Centerbase, a practice management platform for midsized law firms, is announcing today an enhanced native integration with NetDocuments that makes it the first practice management platform to natively connect matter data with ndMAX, NetDocuments’ AI-powered document intelligence system.
Centerbase says that the integration, which it will be demonstrating at ABA TECHSHOW this week in Chicago, aims to address a gap in the legal tech market: While solo and small firm tools and Big Law enterprise solutions have seen significant AI convergence over the past year, midsized firms have largely been left piecing together disconnected tools to manage their growth.
“When you look at the mid-law space, what we’re still seeing is they’re using disconnected tools — disconnected AI tools and disconnected tools in general — to manage that growth within the firm,” Rob Joyner, senior vice president of business development at Centerbase, told me during a briefing yesterday. “There was no one really focused on that mid-law layer and creating that convergence.”
How the Integration Works
The integration embeds NetDocuments AI functionality directly into Centerbase’s workflow engine, eliminating the need for users to toggle between systems or manually duplicate data entry.
In practical terms, when a new matter is created in Centerbase, the system can automatically trigger NetDocuments to create document packages, workspaces and templates based on the matter type. For a real estate closing, for example, engagement letters, workspace folders and review tasks could be generated automatically before the first client call.
Conversely, save a client contract to NetDocuments and ndMAX automatically extracts the key parties, dates, and obligations and writes them back into Centerbase, where they are immediately available for reporting and workflow automation.
In our briefing yesterday, Scott Cormier, Centerbase’s chief product officer, demonstrated how the workflow engine now includes NetDocuments as a native action type. Users configure which data elements flow to NetDocuments and which document templates get created, then the system handles execution automatically.
“Normally one of the problem areas that our customers have highlighted is sometimes I have two distinct processes — I’m setting up the matter over here, but then I’m going over to NetDocs and I’m also doing some other additional updates,” Cormier explained. “We completely eliminate that kind of double typing moment.”
Two-Phase Rollout
The integration is rolling out in two phases. Phase one, available in Centerbase’s April release, will enable matter data to flow from Centerbase to NetDocuments, triggering document creation and workspace setup.

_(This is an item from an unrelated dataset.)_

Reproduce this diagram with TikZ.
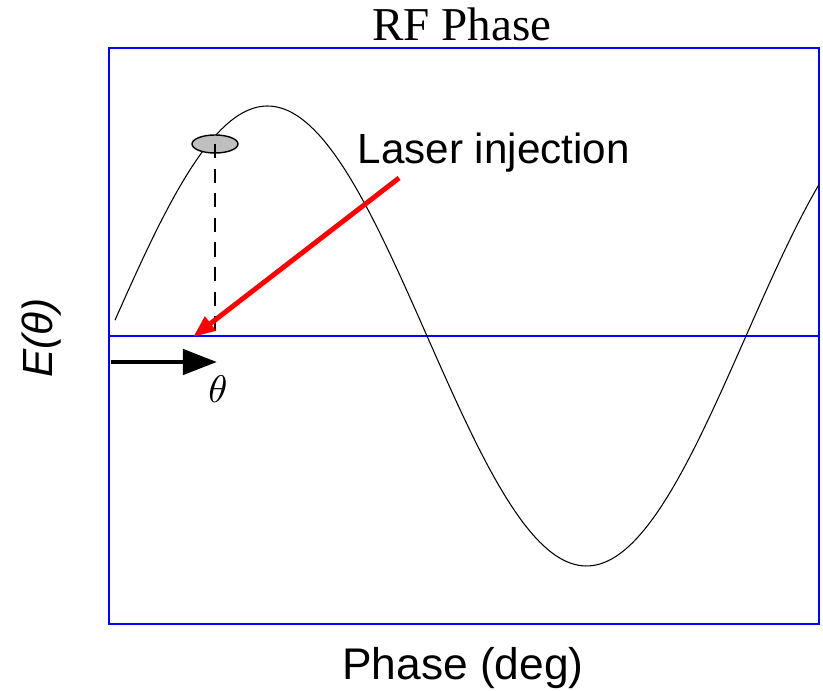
\documentclass[tikz,border=0pt]{standalone}
\usepackage{fontspec}
\setmainfont{Liberation Serif}
\setsansfont{Liberation Sans}
\usetikzlibrary{arrows.meta, shapes.geometric, positioning}

\begin{document}
\begin{tikzpicture}[
  x=0.01cm, y=-0.01cm,
  frame/.style={draw=blue, line width=0.75pt},
  wave/.style={draw=black, line width=0.3pt},
  bunch/.style={ellipse, draw, line width=0.4pt, fill=gray!50, minimum width=0.46cm, minimum height=0.18cm, inner sep=0pt},
  laser/.style={draw=red, line width=1.4pt, -{Triangle[length=6.3pt, width=4.8pt]}},
  phasearrow/.style={draw=black, line width=1.4pt, -{Triangle[length=9.7pt, width=7.1pt]}},
  lbl/.style={font=\sffamily\fontsize{12}{14}\selectfont, inner sep=0pt}
  ]
  \useasboundingbox (0,0) rectangle (823,691);
  % plot box and zero line
  \draw[frame] (109,48) rectangle (819,624);
  \coordinate (L) at (109,336);
  \coordinate (R) at (819,336);
  \draw[frame] (L) -- (R);
  % RF wave
  \draw[wave] plot[domain=115:819, samples=200] (\x, {336-230*sin((\x-108)/638*360)});
  % electron bunch and its phase
  \node[bunch] (bunch) at (215,144) {};
  \coordinate (foot) at (215,336);
  \draw[dashed, dash pattern=on 4pt off 3pt, line width=0.4pt] (bunch.center) -- (foot);
  % laser
  \coordinate (ls) at (399,178);
  \coordinate (lt) at (193,337);
  \draw[laser] (ls) -- (lt);
  \node[lbl, anchor=base west] (lasertxt) at (357,164) {Laser injection};
  % theta arrow
  \coordinate (ta) at (111,362);
  \coordinate (tb) at (217,362);
  \draw[phasearrow] (ta) -- (tb);
  \node[font=\fontsize{11}{13}\selectfont] (theta) at (218,389) {$\theta$};
  % titles
  \node[font=\fontsize{13.4}{16}\selectfont, anchor=base] (title) at (462,41) {RF Phase};
  \node[lbl, font=\sffamily\fontsize{12.6}{15}\selectfont, anchor=base] (xlab) at (463,680) {Phase (deg)};
  \node[lbl, rotate=90] (ylab) at (42,338) {\itshape E(θ)};
\end{tikzpicture}
\end{document}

Phase two, targeted for May or June, will enable bidirectional data flow. Documents processed through ndMAX will be able to push extracted information — parties, dates, key obligations — back into Centerbase for reporting and further workflow automation.
“Think about uploading a document, pulling out any kind of party information or important facts, putting that into the system of record so that you can report on it or you can run matter workflows on it as well,” Joyner said.
Governance and Billing for AI Usage
Beyond workflow automation, the integration addresses what Centerbase sees as a critical need for midsized firms: governance over AI adoption. The company plans to capture usage data and enable firms to track and bill for AI-related work.
“For these midsized law firms, governance can’t just be a feature for the firms,” Joyner said. “They need a system that can help them understand usage, that can actually track the usage from a billing standpoint and really work it into their workflows.”
This capability becomes particularly relevant as firms explore alternative fee arrangements, where understanding the efficiency gains from AI tools is essential to pricing work profitably.
“You can start to see the timing around those workflows and you can start to build fee structures based on the data that’s coming out of the system and it’s not just guessing,” Cormier added.
A Platform for Third-Party Integrations
Centerbase positions this NetDocuments integration as the first of what it envisions as a broader ecosystem of workflow blocks that firms can activate. Rather than standalone API integrations that require technical expertise to modify, these embedded workflow actions can be configured by firm administrators.
“Part of the bigger vision here is to have more of these workflow blocks standardized that we can allow someone to activate them,” Cormier said. “We’re really looking in 2026 to build out a lot more of this functionality.”
“At NetDocuments, we’re focused on helping legal professionals do their best work by
delivering intelligent tools within the systems they rely on every day,” Reza Parsia, vice president of strategic partnerships at NetDocuments, said in a statement: “Our integration with Centerbase reflects that commitment by bringing ndMAX AI capabilities into the workflows firms already use to manage their matters.”